Osama's former sister-in-law tells all: Secret Saudi lesbian trysts, a husband who ordered her to have abortions, and the magical power of the name bin Laden within the Saudi luxury class.
Jul 10, 2004 | "Inside the Kingdom," Carmen Bin Ladin's new memoir about the bin Laden clan, contains only a few passages about Osama bin Laden, the world's most feared terrorist and the author's brother-in-law. (Carmen's husband, Yeslam, is Osama's half-brother; their father, Sheikh Mohamed, founder of the amazingly powerful Bin Laden Organization, had 22 wives. Western transliterations of Arabic names vary and "in accordance with convention," bin Laden is used when referring to the family and Bin Ladin when referring to Carmen and Yeslam. To confuse matters further, the family company is known as the Saudi Binladin Group.)
Readers hungry for the mere mention of Osama's name, especially now, at a time when Sept. 11 remains fresh but the only glimpse of Osama is on "Saturday Night Live," will turn these few sentences over and over in their minds. During the Afghan-Soviet war, Carmen Bin Ladin writes: "He was admired. He was involved in a noble cause. Osama was a warrior -- a Saudi hero." After meeting him for the first time, she notes, almost unimpressed: "He was not strikingly different from the other brothers -- just younger, and more reserved." But then there's this: "When Osama stepped into the room, you felt it." It's one of many lines in "Inside the Kingdom" that leaves us desperate for more. What did she feel?
Of course, in Saudi culture, hardline Wahhabi Muslims like Osama insist that women's faces be covered. Carmen Bin Ladin's real, human contact with Osama was limited, and by Western standards almost nonexistent. But one scene in this plainly written but arresting memoir does shed light on Osama.
It was 1977, a time of relative freedom and ease in Saudi Arabia, after the rush of oil money flooded the country and two years before the Iranian revolution. The extended bin Laden brood had taken off to the family mountain house, two hours from their compound in Jeddah and the deadly August heat. Even in the mountains it was 100 degrees, but Osama's wife Najwah, a tellingly miserable woman, refused to feed her tiny baby with a bottle. She was trying to feed him with a teaspoon, because her husband had decreed that his child would not be fed by bottle.

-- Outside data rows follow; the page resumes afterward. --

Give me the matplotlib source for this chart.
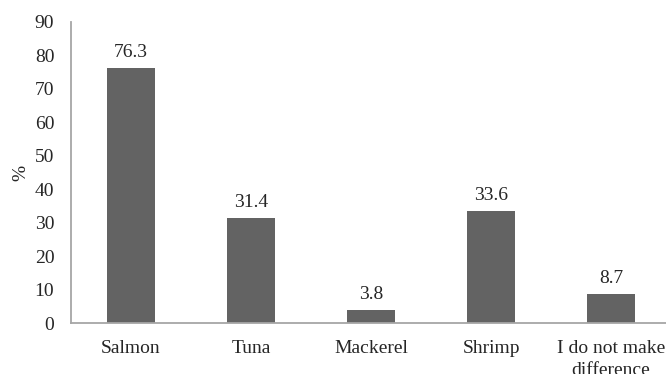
import matplotlib
matplotlib.use("Agg")
import matplotlib.pyplot as plt

categories = ["Salmon", "Tuna", "Mackerel", "Shrimp", "I do not make\ndifference"]
values = [76.3, 31.4, 3.8, 33.6, 8.7]
yticks = [0, 10, 20, 30, 40, 50, 60, 70, 80, 90]

plt.rcParams["font.family"] = ["Liberation Serif", "DejaVu Serif"]
text_color = "#262626"
bar_color = "#636363"
axis_color = "#a6a6a6"
fs = 14

fig = plt.figure(figsize=(6.66, 3.74), dpi=100)
ax = fig.add_axes([71 / 666, 1 - 323 / 374, 600 / 666, (323 - 22) / 374])

x = list(range(len(categories)))
ax.bar(x, values, width=0.4, color=bar_color, zorder=2)
ax.set_xlim(-0.5, len(categories) - 0.5)
ax.set_ylim(0, 90)
ax.set_yticks(yticks)
ax.set_xticks(x)
ax.set_xticklabels(categories, fontsize=fs, color=text_color, linespacing=1.4)
ax.tick_params(axis="both", length=0, labelsize=fs, colors=text_color)
ax.tick_params(axis="y", pad=12)
ax.tick_params(axis="x", pad=12)

for spine in ["top", "right"]:
    ax.spines[spine].set_visible(False)
for spine in ["left", "bottom"]:
    ax.spines[spine].set_color(axis_color)
    ax.spines[spine].set_linewidth(1.3)

for xi, v in zip(x, values):
    ax.annotate(f"{v}", (xi, v), xytext=(0, 5), textcoords="offset points",
                ha="center", va="bottom", fontsize=fs, color=text_color)

ax.set_ylabel("%", fontsize=fs, color=text_color, labelpad=4)

fig.savefig("out.png", dpi=100)
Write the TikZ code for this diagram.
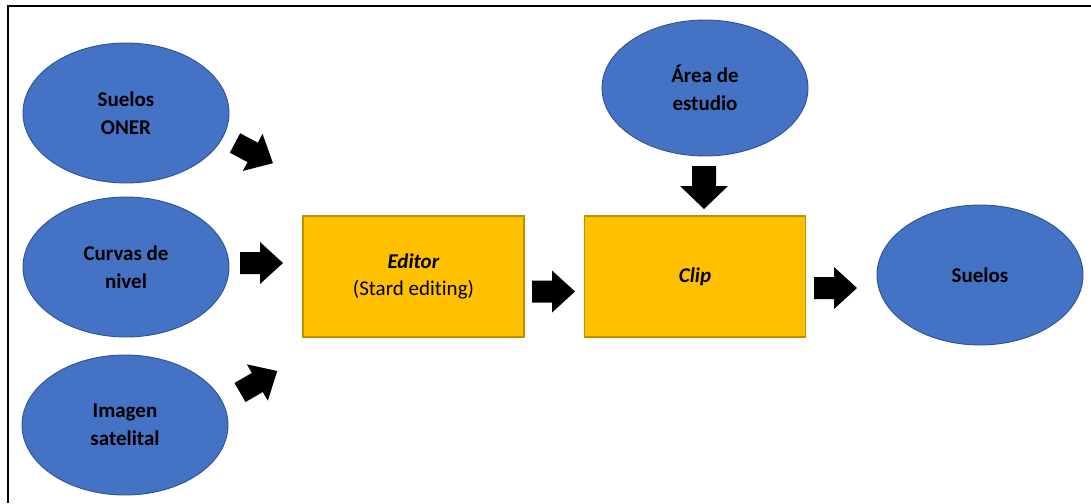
\documentclass[tikz,border=0pt]{standalone}
\usepackage{fontspec}
\setmainfont[Ligatures=NoCommon]{Carlito}
\usetikzlibrary{shapes.geometric}

\definecolor{ovalfill}{HTML}{4472C4}
\definecolor{ovalline}{HTML}{2F528F}
\definecolor{boxfill}{HTML}{FFC000}
\definecolor{boxline}{HTML}{BF9000}

\tikzset{
  oval/.style={ellipse, draw=ovalline, line width=0.9pt, fill=ovalfill,
    minimum width=206pt, minimum height=140pt, inner sep=0pt,
    align=center, font=\fontsize{21}{27.5}\selectfont\bfseries},
  stepbox/.style={rectangle, draw=boxline, line width=1.2pt, fill=boxfill,
    minimum width=221pt, minimum height=121pt, inner sep=0pt,
    align=center, font=\fontsize{21}{27.5}\selectfont},
  blockarrow/.pic={
    \fill[black] (0,-11) -- (20,-11) -- (20,-21) -- (43,0) -- (20,21)
      -- (20,11) -- (0,11) -- cycle;
  },
  widearrow/.pic={
    \fill[black] (0,-12) -- (20,-12) -- (20,-24) -- (43,0) -- (20,24)
      -- (20,12) -- (0,12) -- cycle;
  },
  frameline/.style={line width=2pt, black}
}

\begin{document}
\begin{tikzpicture}[x=1pt,y=-1pt]
  \useasboundingbox (0,0) rectangle (1091,503);

  % outer frame (left and top edges)
  \draw[frameline] (8,503) -- (8,6) -- (1091,6);

  % input layers
  \node[oval] (oner)   at (126,113) {Suelos\\ONER};
  \node[oval] (curvas) at (126,267) {Curvas de\\nivel};
  \node[oval] (imagen) at (125,425) {Imagen\\satelital};
  \node[oval, minimum height=136pt] (area) at (705,88) {Área de\\estudio};

  % processing steps
  \node[stepbox] (editor) at (413.5,276.5) {\textbf{\textit{Editor}}\\(Stard editing)};
  \node[stepbox] (clip)   at (695,276.5) {\textbf{\textit{Clip}}};

  % result
  \node[oval] (suelos) at (980,275) {Suelos};

  % block arrows between the elements
  \pic[rotate=-28] at (235,143) {blockarrow};
  \pic at (240,263) {blockarrow};
  \pic[rotate=30] at (240,392.5) {blockarrow};
  \pic at (532,291.5) {blockarrow};
  \pic[rotate=-90] at (704,166) {widearrow};
  \pic at (814,288) {blockarrow};
\end{tikzpicture}
\end{document}
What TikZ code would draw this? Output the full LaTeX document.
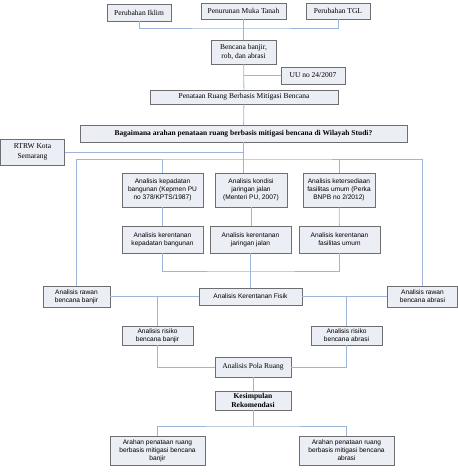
\documentclass[tikz,border=0pt]{standalone}
\usepackage{fontspec}
\setmainfont{Liberation Serif}
\setsansfont{Liberation Sans}
\definecolor{boxfill}{HTML}{ECEEF6}
\definecolor{boxline}{HTML}{6E6E70}
\definecolor{linkline}{HTML}{9DB5D6}
\begin{document}
\begin{tikzpicture}[x=1pt,y=-1pt,semithick]
	\tikzset{
		box/.style={draw=boxline,fill=boxfill,line width=0.8pt,inner sep=1pt,align=center,
			font=\fontsize{7.5}{9.5}\selectfont},
		sbox/.style={box,font=\sffamily\fontsize{6.6}{8}\selectfont},
		link/.style={draw=linkline,line width=0.8pt}
	}
	\useasboundingbox (0,0) rectangle (458,475);
	% baris atas
	\node[box,minimum width=64,minimum height=17] (iklim) at (139,12.5) {Perubahan Iklim};
	\node[box,minimum width=85,minimum height=16] (turun) at (243.5,11) {Penurunan Muka Tanah};
	\node[box,minimum width=64,minimum height=16] (tgl) at (338,11) {Perubahan TGL};
	\node[box,minimum width=65,minimum height=24] (bencana) at (243.5,52) {Bencana banjir,\\ rob, dan abrasi};
	\node[box,minimum width=64,minimum height=17] (uu) at (313,75.5) {UU no 24/2007};
	\node[box,minimum width=188,minimum height=14] (tata) at (244,97) {Penataan Ruang Berbasis Mitigasi Bencana};
	\node[box,minimum width=327,minimum height=17,font=\bfseries\fontsize{7.5}{9.5}\selectfont] (tanya) at (243.5,133.5)
		{Bagaimana arahan penataan ruang berbasis mitigasi bencana di Wilayah Studi?};
	\node[box,minimum width=64,minimum height=26] (rtrw) at (32.5,152) {RTRW Kota\\ Semarang};
	% analisis
	\node[sbox,minimum width=81,minimum height=34] (padat) at (162.5,190) {Analisis kepadatan\\ bangunan (Kepmen PU\\ no 378/KPTS/1987)};
	\node[sbox,minimum width=72,minimum height=34] (kondisi) at (251,190) {Analisis kondisi\\ jaringan jalan\\ (Menteri PU, 2007)};
	\node[sbox,minimum width=72,minimum height=34] (sedia) at (339,190) {Analisis ketersediaan\\ fasilitas umum (Perka\\ BNPB no 2/2012)};
	\node[sbox,minimum width=81,minimum height=27] (krpadat) at (162.5,239.5) {Analisis kerentanan\\ kepadatan bangunan};
	\node[sbox,minimum width=81,minimum height=27] (krjalan) at (250.5,239.5) {Analisis kerentanan\\ jaringan jalan};
	\node[sbox,minimum width=81,minimum height=27] (krfasum) at (339.5,239.5) {Analisis kerentanan\\ fasilitas umum};
	\node[sbox,minimum width=67,minimum height=21] (rwbanjir) at (76.5,296.5) {Analisis rawan\\ bencana banjir};
	\node[sbox,minimum width=103,minimum height=17] (fisik) at (250.5,296.5) {Analisis Kerentanan Fisik};
	\node[sbox,minimum width=70,minimum height=21] (rwabrasi) at (422.5,296.5) {Analisis rawan\\ bencana abrasi};
	\node[sbox,minimum width=71,minimum height=19] (rsbanjir) at (157.5,335.5) {Analisis risiko\\ bencana banjir};
	\node[sbox,minimum width=71,minimum height=19] (rsabrasi) at (346.5,335.5) {Analisis risiko\\ bencana abrasi};
	\node[box,minimum width=76,minimum height=20] (pola) at (253,367) {Analisis Pola Ruang};
	\node[box,minimum width=76,minimum height=19,font=\bfseries\fontsize{7.5}{9}\selectfont] (simpul) at (253,400.5) {Kesimpulan\\ Rekomendasi};
	\node[sbox,minimum width=95,minimum height=29] (arbanjir) at (157.5,450.5) {Arahan penataan ruang\\ berbasis mitigasi bencana\\ banjir};
	\node[sbox,minimum width=95,minimum height=29] (arabrasi) at (346.5,450.5) {Arahan penataan ruang\\ berbasis mitigasi bencana\\ abrasi};
	% titik cabang
	\path (243.5,28)coordinate(j1) (243.5,159)coordinate(j2) (251,271)coordinate(j3) (253,426)coordinate(j4);
	% garis hubung
	\draw[link] (iklim.south) |- (j1) -| (tgl.south);
	\draw[link] (turun) -- (bencana);
	\draw[link] (bencana) -- (tata);
	\draw[link] (uu.west) -- (uu.west -| bencana.south);
	\draw[link] (tata) -- (tanya);
	\draw[link] (tanya.south) -- (tanya.south |- kondisi.north);
	\draw[link] (rtrw.east) -- (rtrw.east -| tanya.south);
	\draw[link] (rwbanjir.north) |- (j2) -| (rwabrasi.north);
	\foreach \n in {padat,sedia} \draw[link] (\n.north) -- (\n.north |- j2);
	\draw[link] (padat) -- (krpadat);
	\draw[link] (kondisi.south) -- (kondisi.south |- krjalan.north);
	\draw[link] (sedia) -- (krfasum);
	\draw[link] (krpadat.south) |- (j3) -| (krfasum.south);
	\draw[link] (krjalan.south) -- (krjalan.south |- fisik.north);
	\draw[link] (rwbanjir) -- (fisik) -- (rwabrasi);
	\foreach \n in {rsbanjir,rsabrasi} \draw[link] (\n.north) -- (\n.north |- fisik.west);
	\draw[link] (rsbanjir.south) |- (pola.west);
	\draw[link] (rsabrasi.south) |- (pola.east);
	\draw[link] (pola) -- (simpul);
	\draw[link] (simpul.south) -- (j4);
	\draw[link] (arbanjir.north) |- (j4) -| (arabrasi.north);
\end{tikzpicture}
\end{document}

"Inside the Kingdom: My Life in Saudi Arabia"
By Carmen Bin Ladin
Warner Books
224 pages
Memoir
Carmen Bin Ladin, scared that the infant might become dehydrated, pleaded with a bin Laden sister to tell Yeslam, who was in the other room, to tell Osama that the child would become ill. (The men and women of the family couldn't socialize together, and Carmen couldn't intrude on the men as a female bin Laden blood relative could; often in Saudi Arabia, these elaborate, infantile games of "telephone" must be staged.) Yeslam's reply? "It's no use. This is Osama."
This experience was a huge turning point for Carmen Bin Ladin, a Lausanne-born woman of Swiss and Iranian heritage. Not long after, she decided to leave Saudi Arabia behind forever and save her three daughters from an uncertain but probably unhappy fate. It coincided with another realization, an ominous and foreboding one for those Americans who are questioning our dubious relationship with the Saudis: "Underneath [Saudi men] have always maintained their self-assured and inflexible value system, and it rises to the surface as they age. This is what happened to the Bin Ladens in the years I lived with them, and it's what happened to Saudi Arabia as a whole while I was there. It is still happening today." The pictures of the Westernized Bin Laden brothers in their youth, sprinkled in the book, all Afros and bell-bottoms, are hard to shake, and the transformative power of the Wahhabi ideology that later overtook them seems at once bone-chilling and bewildering, fantastical and childish.